TASK DIRECTIONS >> Without the pictures, extract every line from the start of the material to the line containing "ax.set_ylabel('Frequency', fontsize=33, labelpad=8)", both ends included.

INFORMATION SHOWN >>
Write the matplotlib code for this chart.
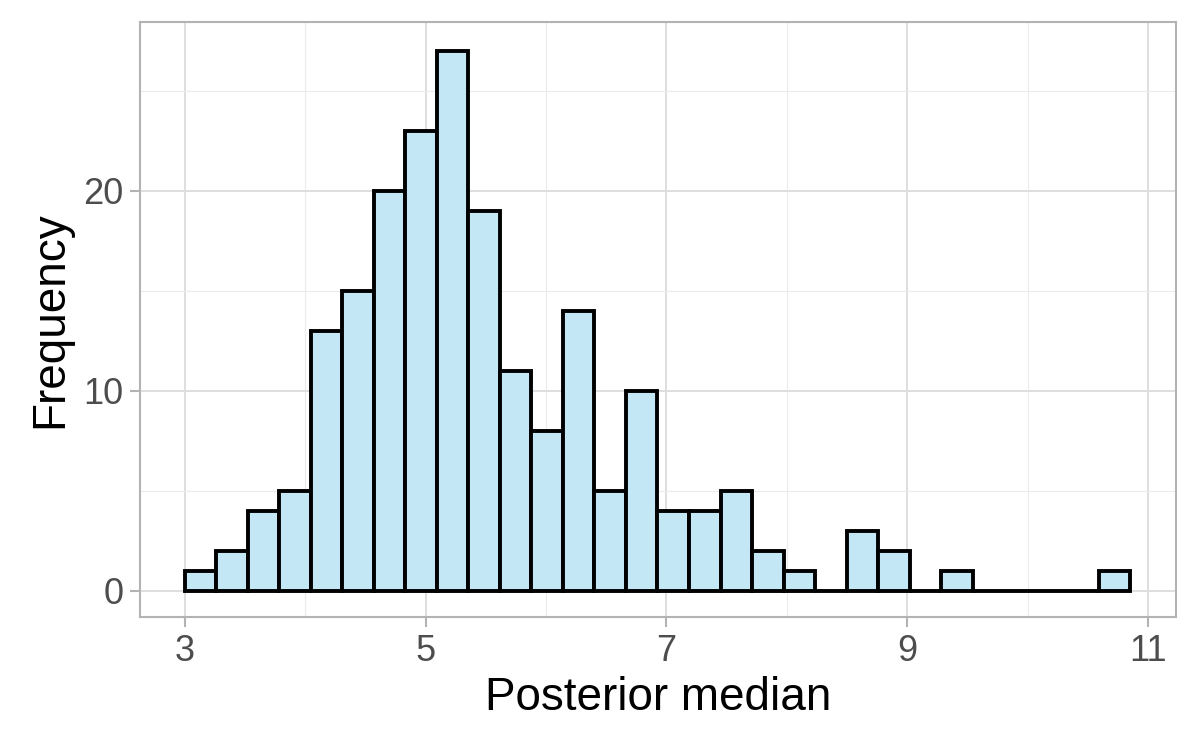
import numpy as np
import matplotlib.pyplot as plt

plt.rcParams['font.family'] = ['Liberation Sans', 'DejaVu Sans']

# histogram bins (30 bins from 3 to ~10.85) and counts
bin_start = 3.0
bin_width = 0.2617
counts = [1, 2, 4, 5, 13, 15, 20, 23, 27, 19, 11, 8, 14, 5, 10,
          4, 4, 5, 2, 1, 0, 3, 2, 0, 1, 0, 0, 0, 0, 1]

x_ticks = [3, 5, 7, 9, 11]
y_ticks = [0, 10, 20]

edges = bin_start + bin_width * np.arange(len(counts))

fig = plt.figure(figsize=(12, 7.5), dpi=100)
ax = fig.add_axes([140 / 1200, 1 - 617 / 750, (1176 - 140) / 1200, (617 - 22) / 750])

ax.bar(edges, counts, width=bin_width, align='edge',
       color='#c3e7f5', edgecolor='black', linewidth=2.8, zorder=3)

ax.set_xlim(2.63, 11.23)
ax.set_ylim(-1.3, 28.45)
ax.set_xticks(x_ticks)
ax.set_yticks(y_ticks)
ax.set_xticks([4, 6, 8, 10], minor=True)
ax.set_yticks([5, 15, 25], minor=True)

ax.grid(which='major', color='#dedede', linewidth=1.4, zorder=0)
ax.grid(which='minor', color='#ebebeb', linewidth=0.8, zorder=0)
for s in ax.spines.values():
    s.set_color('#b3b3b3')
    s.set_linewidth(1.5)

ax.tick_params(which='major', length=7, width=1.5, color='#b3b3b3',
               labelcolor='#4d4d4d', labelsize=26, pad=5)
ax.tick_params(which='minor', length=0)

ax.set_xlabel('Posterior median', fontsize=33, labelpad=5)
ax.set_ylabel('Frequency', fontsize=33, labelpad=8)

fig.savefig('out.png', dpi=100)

IN RESPONSE >>
Write the matplotlib code for this chart.
import numpy as np
import matplotlib.pyplot as plt

plt.rcParams['font.family'] = ['Liberation Sans', 'DejaVu Sans']

# histogram bins (30 bins from 3 to ~10.85) and counts
bin_start = 3.0
bin_width = 0.2617
counts = [1, 2, 4, 5, 13, 15, 20, 23, 27, 19, 11, 8, 14, 5, 10,
          4, 4, 5, 2, 1, 0, 3, 2, 0, 1, 0, 0, 0, 0, 1]

x_ticks = [3, 5, 7, 9, 11]
y_ticks = [0, 10, 20]

edges = bin_start + bin_width * np.arange(len(counts))

fig = plt.figure(figsize=(12, 7.5), dpi=100)
ax = fig.add_axes([140 / 1200, 1 - 617 / 750, (1176 - 140) / 1200, (617 - 22) / 750])

ax.bar(edges, counts, width=bin_width, align='edge',
       color='#c3e7f5', edgecolor='black', linewidth=2.8, zorder=3)

ax.set_xlim(2.63, 11.23)
ax.set_ylim(-1.3, 28.45)
ax.set_xticks(x_ticks)
ax.set_yticks(y_ticks)
ax.set_xticks([4, 6, 8, 10], minor=True)
ax.set_yticks([5, 15, 25], minor=True)

ax.grid(which='major', color='#dedede', linewidth=1.4, zorder=0)
ax.grid(which='minor', color='#ebebeb', linewidth=0.8, zorder=0)
for s in ax.spines.values():
    s.set_color('#b3b3b3')
    s.set_linewidth(1.5)

ax.tick_params(which='major', length=7, width=1.5, color='#b3b3b3',
               labelcolor='#4d4d4d', labelsize=26, pad=5)
ax.tick_params(which='minor', length=0)

ax.set_xlabel('Posterior median', fontsize=33, labelpad=5)
ax.set_ylabel('Frequency', fontsize=33, labelpad=8)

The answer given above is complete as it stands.